Les Fêtes de la Côte Vermeille marquent, en effet, un tournant décisif dans l’économie du Pays Catalan. Cette première politique de valorisation des stations balnéaires, par la création de routes touristiques, suivie du lancement d’ambitieux projets urbains comme celui du Lido du Barcarès ou l’inauguration d’établissements comme le Casino de la Côte Vermeille de Canet, permettent de structurer efficacement cette nouvelle offre touristique. Si cette dernière avait jusque-là centré sa promotion autour des stations thermales du Boulou, de Vernet-les-Bains et d’Amélie-les-Bains ; elle compte également, à partir de 1913, avec le développement d’un tourisme de montagne grâce à l’inauguration du Grand Hôtel de Font-Romeu. Se met alors en place l’identité moderne du tourisme nord-catalan, proposant ses atouts majeurs : la richesse et la beauté de ses paysages alliées à une offre variée en termes de pratiques sportives et d’activités ludiques. Désormais, le Pays Catalan se présente comme l’un des rares territoires où diversité et proximité se confondent, puisque les touristes peuvent en seulement 24 heures aller « des flots bleus de la Méditerranée aux cimes neigeuses du Carlit ».

Aux couleurs de la Côte Vermeille

Conscient de son identité et de sa spécificité, le Pays Catalan va décliner l’appellation « Côte Vermeille » sur tous les supports de promotion. Les vues de Canet, Collioure ou Banyuls éditées en carte postale sont toutes légendées d’une appellation devenue cri de ralliement. Elles voyagent, communiquent, s’échangent pour populariser une destination et conquérir de nouveaux touristes sur l’ensemble du globe. Une image de marque qui s’exporte et s’expose. Les illustrateurs parisiens de renom, créent d’immenses affiches aux couleurs d’une puissance captivante qui, une fois collées dans les grandes artères ou les stations de métro de la capitale, sortent le badaud de la grisaille de son quotidien.
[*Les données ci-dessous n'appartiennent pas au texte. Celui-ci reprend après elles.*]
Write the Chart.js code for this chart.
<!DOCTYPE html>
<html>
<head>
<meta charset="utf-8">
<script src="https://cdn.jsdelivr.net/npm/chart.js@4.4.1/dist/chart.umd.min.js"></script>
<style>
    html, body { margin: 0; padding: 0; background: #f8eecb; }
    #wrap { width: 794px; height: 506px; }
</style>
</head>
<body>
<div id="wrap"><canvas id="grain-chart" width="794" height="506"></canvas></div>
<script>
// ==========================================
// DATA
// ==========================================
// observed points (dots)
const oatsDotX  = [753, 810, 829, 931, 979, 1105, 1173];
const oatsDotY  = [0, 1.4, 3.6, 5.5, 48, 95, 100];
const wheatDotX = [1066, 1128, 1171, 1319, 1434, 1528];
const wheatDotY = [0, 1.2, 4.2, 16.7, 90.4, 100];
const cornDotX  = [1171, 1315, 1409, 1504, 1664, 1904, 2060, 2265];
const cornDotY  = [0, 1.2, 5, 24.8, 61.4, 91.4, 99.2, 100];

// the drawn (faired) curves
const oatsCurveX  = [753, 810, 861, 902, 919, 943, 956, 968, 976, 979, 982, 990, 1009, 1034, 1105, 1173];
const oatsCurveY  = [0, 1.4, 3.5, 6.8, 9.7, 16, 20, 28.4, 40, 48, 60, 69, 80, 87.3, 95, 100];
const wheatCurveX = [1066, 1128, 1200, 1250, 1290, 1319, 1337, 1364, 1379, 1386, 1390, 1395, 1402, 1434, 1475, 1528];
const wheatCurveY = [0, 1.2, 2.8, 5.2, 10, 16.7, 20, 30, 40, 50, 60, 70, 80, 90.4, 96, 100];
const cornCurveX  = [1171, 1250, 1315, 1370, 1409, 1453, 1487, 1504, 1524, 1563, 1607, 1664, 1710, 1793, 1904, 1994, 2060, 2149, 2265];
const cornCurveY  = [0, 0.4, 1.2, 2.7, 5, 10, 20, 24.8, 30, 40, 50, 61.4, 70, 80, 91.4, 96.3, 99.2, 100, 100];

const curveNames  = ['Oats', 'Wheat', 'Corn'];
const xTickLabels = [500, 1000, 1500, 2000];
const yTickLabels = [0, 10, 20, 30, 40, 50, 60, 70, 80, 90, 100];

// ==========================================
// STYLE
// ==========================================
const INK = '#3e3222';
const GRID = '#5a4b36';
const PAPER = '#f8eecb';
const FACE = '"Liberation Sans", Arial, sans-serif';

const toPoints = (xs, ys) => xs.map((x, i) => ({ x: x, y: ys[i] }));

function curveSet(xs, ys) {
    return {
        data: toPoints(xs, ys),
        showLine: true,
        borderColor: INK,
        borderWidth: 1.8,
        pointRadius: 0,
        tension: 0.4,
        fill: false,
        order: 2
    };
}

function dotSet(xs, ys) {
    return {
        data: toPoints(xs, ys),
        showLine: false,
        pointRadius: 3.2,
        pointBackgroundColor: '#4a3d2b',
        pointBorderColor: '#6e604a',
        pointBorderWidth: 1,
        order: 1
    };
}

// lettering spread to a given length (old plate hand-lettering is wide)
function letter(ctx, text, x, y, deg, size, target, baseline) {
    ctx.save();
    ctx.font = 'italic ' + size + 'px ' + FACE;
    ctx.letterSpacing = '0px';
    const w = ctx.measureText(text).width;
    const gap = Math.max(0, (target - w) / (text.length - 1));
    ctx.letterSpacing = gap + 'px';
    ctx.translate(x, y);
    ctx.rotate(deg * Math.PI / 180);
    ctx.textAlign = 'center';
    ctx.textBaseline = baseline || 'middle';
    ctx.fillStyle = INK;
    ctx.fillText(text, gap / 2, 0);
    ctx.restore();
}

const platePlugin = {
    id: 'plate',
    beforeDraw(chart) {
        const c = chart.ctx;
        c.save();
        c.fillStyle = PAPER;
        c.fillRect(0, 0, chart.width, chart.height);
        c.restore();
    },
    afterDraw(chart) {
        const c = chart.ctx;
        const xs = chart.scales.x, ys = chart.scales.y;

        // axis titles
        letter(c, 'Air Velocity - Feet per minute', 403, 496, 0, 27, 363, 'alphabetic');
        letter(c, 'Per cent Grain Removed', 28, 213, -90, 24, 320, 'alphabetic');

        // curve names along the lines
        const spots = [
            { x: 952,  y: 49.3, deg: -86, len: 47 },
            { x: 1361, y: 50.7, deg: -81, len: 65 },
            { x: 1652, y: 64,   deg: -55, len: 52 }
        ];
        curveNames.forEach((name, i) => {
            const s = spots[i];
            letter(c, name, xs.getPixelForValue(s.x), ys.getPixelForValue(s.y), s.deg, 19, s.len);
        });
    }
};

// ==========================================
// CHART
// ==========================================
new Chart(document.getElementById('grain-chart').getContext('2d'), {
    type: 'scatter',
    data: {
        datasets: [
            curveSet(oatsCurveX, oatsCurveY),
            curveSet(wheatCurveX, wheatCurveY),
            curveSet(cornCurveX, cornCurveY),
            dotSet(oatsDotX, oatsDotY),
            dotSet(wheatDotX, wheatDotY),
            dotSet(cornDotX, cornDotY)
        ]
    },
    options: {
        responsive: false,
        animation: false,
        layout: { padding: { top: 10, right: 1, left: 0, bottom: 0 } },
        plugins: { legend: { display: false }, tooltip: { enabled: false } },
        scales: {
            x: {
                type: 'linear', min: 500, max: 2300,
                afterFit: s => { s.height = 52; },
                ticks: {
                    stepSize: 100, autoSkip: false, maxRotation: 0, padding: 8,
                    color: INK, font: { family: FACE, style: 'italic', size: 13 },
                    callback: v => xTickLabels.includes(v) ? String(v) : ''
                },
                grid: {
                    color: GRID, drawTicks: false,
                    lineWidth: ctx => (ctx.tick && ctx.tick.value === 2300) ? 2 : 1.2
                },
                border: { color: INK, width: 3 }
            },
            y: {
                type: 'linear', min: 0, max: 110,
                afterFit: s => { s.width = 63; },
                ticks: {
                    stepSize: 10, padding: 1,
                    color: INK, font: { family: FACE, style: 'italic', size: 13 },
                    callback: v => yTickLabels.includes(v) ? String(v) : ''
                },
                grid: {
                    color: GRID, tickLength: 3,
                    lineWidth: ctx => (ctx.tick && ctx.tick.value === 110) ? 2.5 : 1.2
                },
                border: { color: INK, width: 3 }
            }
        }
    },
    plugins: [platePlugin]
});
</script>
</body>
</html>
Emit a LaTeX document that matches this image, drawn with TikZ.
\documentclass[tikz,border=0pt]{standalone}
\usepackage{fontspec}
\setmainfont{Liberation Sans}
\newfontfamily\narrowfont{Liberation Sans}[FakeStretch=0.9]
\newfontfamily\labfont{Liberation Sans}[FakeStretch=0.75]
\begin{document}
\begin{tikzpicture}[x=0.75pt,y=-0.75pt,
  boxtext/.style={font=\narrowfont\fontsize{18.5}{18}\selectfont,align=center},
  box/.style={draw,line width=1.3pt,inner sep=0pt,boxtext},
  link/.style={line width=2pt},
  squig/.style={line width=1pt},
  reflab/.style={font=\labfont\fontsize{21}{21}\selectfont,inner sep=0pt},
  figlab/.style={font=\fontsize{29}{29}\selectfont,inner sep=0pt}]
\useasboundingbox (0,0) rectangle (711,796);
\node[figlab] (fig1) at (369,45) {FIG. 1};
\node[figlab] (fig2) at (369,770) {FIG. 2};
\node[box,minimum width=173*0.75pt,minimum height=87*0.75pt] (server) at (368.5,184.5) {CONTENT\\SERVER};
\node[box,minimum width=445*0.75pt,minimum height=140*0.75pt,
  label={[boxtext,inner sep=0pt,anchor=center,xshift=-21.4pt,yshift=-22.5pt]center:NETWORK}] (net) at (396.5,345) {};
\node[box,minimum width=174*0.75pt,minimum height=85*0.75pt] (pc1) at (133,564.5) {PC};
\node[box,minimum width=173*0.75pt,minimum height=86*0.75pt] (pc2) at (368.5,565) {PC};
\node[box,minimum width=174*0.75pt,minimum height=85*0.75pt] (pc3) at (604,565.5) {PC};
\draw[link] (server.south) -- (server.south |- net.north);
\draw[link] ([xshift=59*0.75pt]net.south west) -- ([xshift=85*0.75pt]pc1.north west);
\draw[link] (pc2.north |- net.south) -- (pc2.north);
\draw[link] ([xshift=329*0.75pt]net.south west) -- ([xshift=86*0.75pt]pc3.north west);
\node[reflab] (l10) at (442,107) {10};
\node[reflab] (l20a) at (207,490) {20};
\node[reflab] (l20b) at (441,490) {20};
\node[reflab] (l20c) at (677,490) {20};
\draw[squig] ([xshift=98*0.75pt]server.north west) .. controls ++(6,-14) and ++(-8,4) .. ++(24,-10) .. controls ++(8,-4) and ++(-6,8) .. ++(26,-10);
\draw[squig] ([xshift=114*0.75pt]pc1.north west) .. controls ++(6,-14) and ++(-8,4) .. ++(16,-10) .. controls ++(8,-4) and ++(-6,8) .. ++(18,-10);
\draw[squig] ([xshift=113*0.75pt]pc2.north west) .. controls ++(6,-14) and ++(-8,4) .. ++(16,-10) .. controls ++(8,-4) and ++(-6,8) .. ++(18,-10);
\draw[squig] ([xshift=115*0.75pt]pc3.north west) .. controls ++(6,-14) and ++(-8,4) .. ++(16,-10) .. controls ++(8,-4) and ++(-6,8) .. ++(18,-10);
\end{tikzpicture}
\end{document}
En ce sens, l’affiche que consacre Pierre Commarmond à la Côte Vermeille est significative de la force de cette communication. Elle met en scène un paysage flamboyant de l’azur duquel se détache une côte de rochers escarpée, démesurée presque inaccessible, mais aussi lumineuse qu’une multitude d’éclats de grenat. Ce joyau à découvrir, à contempler porte un nom : la Côte Vermeille. Pour les cent ans de la belle, point de pierreries, de parures magistrales, de présents clinquants. Aussi éternelle que le grenat, aussi minérale qu’humaine, aussi méditerranéenne que catalane, elle n’a de cesse de se façonner dans le regard de ses admirateurs, pour offrir à la face du monde une beauté sauvage, un continent de passions partagées.